PROBLEM TO SOLVE —
Extract exactly the lines from the top of the records through the line containing "(fnout) at (709,0);", and keep pictures out of the copy.
══════════════════════════════
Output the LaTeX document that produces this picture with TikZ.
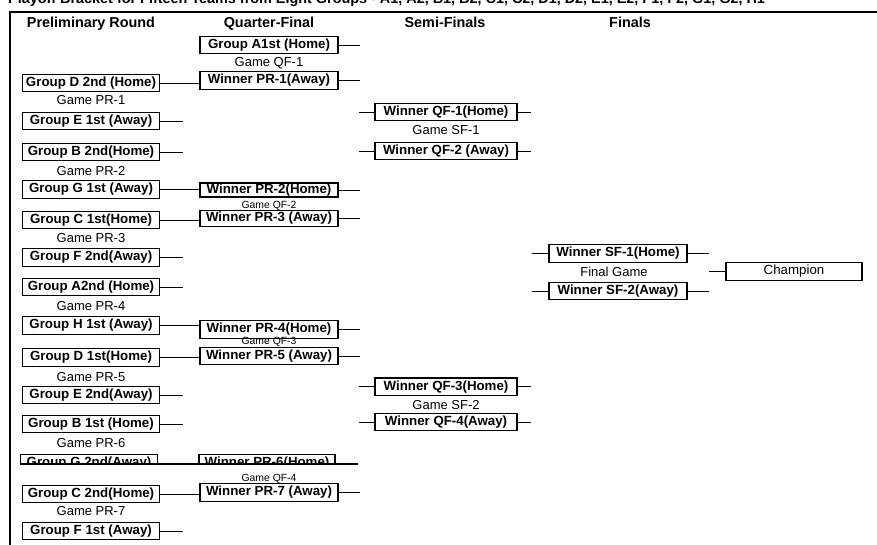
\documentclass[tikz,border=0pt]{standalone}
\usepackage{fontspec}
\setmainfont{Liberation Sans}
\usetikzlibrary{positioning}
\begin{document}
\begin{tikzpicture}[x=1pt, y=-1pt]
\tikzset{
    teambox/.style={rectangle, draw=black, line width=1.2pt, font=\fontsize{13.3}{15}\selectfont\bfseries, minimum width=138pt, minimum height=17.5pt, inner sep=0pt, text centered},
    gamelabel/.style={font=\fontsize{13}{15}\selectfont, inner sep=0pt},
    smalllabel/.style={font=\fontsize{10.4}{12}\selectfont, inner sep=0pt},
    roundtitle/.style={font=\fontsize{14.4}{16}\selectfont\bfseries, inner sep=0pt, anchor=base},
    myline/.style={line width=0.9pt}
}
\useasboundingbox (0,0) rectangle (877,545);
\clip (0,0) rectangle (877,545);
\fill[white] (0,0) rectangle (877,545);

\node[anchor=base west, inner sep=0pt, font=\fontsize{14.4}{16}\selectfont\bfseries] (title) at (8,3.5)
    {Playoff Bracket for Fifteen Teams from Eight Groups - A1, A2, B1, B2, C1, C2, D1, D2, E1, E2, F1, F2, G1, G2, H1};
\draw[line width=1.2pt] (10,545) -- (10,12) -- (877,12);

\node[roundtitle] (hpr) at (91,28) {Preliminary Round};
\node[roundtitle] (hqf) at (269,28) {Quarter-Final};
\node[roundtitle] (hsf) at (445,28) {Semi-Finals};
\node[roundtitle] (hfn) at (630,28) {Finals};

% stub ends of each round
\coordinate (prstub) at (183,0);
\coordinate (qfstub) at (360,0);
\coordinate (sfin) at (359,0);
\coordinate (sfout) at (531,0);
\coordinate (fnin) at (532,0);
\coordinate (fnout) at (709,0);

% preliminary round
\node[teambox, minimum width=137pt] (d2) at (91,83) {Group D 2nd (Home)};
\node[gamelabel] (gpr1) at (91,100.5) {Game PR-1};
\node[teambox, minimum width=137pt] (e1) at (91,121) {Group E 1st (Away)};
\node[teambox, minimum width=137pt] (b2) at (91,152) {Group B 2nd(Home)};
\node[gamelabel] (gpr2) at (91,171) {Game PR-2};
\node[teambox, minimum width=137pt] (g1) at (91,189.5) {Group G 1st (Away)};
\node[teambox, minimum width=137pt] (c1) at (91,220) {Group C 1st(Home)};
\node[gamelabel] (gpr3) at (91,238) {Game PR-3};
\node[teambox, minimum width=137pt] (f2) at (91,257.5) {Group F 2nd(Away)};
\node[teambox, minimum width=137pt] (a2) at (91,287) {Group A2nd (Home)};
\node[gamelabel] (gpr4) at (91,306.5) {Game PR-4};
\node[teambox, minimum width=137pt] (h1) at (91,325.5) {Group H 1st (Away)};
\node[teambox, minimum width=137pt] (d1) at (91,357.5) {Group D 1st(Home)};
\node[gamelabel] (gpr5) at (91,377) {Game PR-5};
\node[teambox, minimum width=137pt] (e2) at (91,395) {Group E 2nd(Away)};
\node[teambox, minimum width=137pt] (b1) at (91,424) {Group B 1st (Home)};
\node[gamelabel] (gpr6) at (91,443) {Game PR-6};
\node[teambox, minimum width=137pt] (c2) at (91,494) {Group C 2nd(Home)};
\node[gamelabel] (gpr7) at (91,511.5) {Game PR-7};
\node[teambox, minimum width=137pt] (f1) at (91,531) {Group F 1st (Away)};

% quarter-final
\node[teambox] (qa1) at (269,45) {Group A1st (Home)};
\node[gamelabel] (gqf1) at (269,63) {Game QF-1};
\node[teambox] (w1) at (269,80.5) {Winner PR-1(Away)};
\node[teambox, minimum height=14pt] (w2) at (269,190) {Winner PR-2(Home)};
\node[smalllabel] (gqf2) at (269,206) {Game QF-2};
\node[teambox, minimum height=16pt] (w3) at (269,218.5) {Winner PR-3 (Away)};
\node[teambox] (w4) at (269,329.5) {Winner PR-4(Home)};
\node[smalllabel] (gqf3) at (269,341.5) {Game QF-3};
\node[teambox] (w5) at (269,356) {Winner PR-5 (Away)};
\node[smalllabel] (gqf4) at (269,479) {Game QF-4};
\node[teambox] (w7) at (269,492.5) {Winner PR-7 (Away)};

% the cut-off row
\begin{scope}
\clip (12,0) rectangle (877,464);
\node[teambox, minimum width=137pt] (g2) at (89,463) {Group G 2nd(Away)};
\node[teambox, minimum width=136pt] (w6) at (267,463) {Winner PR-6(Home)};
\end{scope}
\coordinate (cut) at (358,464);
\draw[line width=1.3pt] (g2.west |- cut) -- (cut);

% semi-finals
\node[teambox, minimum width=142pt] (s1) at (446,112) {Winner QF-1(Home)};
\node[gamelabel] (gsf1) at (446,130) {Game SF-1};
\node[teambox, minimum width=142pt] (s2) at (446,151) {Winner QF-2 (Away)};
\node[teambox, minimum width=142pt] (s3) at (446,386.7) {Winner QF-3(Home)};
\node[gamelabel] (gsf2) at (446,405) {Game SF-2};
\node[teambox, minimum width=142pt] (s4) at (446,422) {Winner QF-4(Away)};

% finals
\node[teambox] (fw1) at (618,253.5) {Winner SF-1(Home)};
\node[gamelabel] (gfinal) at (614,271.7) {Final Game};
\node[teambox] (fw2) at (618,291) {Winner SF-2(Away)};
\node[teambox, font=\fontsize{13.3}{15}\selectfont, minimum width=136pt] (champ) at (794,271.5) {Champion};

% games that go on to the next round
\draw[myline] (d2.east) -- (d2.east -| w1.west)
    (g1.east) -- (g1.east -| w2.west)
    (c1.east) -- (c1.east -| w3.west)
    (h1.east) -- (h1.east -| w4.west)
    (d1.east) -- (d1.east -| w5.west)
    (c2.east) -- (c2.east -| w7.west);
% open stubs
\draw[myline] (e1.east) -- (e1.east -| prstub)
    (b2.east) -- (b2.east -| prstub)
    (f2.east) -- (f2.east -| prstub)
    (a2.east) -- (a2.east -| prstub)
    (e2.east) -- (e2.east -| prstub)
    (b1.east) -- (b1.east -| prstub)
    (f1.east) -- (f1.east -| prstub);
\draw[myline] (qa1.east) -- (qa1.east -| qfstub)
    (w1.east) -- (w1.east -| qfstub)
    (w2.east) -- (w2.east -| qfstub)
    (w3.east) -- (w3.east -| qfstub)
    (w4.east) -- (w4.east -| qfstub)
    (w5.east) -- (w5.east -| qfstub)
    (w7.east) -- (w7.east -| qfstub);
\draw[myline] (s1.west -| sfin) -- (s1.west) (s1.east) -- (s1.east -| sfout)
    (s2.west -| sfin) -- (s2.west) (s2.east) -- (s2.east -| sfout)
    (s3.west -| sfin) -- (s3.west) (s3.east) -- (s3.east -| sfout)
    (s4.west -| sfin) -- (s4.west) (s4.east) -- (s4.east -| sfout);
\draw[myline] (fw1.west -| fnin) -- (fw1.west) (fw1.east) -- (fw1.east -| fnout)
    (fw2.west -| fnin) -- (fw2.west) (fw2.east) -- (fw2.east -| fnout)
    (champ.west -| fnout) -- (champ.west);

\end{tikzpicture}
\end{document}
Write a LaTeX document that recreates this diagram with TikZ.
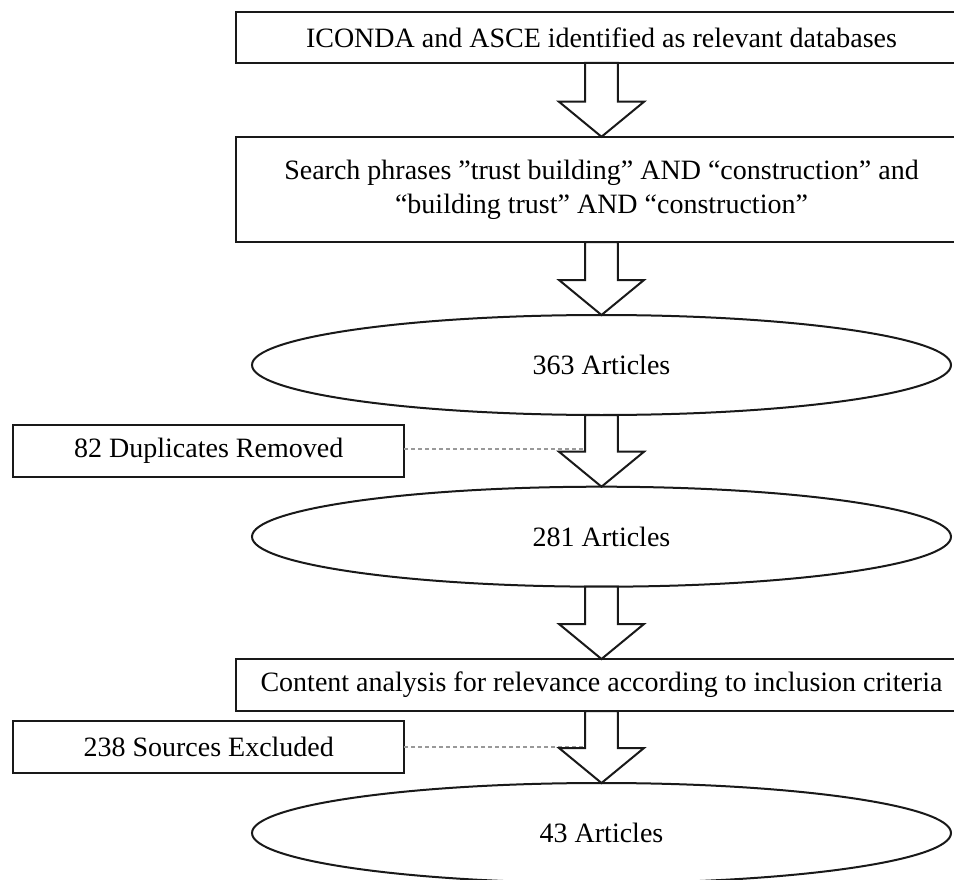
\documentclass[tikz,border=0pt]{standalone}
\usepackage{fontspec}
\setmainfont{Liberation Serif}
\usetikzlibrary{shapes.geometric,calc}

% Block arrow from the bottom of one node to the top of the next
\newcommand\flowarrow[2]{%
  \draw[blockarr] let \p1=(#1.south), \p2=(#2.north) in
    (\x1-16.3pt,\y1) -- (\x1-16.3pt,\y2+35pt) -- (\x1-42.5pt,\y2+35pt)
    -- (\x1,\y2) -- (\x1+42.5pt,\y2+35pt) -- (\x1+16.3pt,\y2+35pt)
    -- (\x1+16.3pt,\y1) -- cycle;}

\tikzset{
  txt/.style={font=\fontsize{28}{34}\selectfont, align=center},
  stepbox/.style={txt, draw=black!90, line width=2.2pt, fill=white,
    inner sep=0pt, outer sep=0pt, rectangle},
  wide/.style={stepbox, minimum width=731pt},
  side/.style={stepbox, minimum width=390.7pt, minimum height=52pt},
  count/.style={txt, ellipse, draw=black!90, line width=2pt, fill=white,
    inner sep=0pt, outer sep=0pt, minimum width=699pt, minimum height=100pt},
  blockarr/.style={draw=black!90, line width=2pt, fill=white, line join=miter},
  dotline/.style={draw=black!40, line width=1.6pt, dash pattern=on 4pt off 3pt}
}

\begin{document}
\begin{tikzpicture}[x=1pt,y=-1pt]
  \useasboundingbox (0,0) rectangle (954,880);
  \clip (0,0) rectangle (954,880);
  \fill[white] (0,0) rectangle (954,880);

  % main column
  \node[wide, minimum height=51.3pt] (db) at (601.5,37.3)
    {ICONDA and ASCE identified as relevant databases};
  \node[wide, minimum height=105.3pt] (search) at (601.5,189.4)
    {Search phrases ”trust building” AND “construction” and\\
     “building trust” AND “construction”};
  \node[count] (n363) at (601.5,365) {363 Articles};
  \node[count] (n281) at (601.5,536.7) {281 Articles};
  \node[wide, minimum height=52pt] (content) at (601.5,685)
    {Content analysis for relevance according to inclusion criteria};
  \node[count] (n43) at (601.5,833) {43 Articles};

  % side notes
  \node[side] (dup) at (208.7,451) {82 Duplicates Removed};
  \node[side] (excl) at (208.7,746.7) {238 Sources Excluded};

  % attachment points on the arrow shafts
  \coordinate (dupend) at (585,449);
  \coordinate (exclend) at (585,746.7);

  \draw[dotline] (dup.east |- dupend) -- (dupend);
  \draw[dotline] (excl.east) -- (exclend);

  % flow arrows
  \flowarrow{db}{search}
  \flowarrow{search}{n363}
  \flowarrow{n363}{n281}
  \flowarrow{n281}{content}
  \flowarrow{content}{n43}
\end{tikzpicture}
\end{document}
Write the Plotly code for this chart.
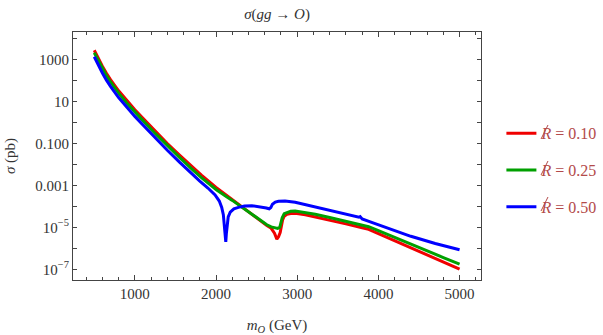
══════════════════════════════
EXERCISE RESULT —
Output the LaTeX document that produces this picture with TikZ.
\documentclass[tikz,border=0pt]{standalone}
\usepackage{fontspec}
\setmainfont{Liberation Sans}
\usetikzlibrary{positioning}
\begin{document}
\begin{tikzpicture}[x=1pt, y=-1pt]
\tikzset{
    teambox/.style={rectangle, draw=black, line width=1.2pt, font=\fontsize{13.3}{15}\selectfont\bfseries, minimum width=138pt, minimum height=17.5pt, inner sep=0pt, text centered},
    gamelabel/.style={font=\fontsize{13}{15}\selectfont, inner sep=0pt},
    smalllabel/.style={font=\fontsize{10.4}{12}\selectfont, inner sep=0pt},
    roundtitle/.style={font=\fontsize{14.4}{16}\selectfont\bfseries, inner sep=0pt, anchor=base},
    myline/.style={line width=0.9pt}
}
\useasboundingbox (0,0) rectangle (877,545);
\clip (0,0) rectangle (877,545);
\fill[white] (0,0) rectangle (877,545);

\node[anchor=base west, inner sep=0pt, font=\fontsize{14.4}{16}\selectfont\bfseries] (title) at (8,3.5)
    {Playoff Bracket for Fifteen Teams from Eight Groups - A1, A2, B1, B2, C1, C2, D1, D2, E1, E2, F1, F2, G1, G2, H1};
\draw[line width=1.2pt] (10,545) -- (10,12) -- (877,12);

\node[roundtitle] (hpr) at (91,28) {Preliminary Round};
\node[roundtitle] (hqf) at (269,28) {Quarter-Final};
\node[roundtitle] (hsf) at (445,28) {Semi-Finals};
\node[roundtitle] (hfn) at (630,28) {Finals};

% stub ends of each round
\coordinate (prstub) at (183,0);
\coordinate (qfstub) at (360,0);
\coordinate (sfin) at (359,0);
\coordinate (sfout) at (531,0);
\coordinate (fnin) at (532,0);
\coordinate (fnout) at (709,0);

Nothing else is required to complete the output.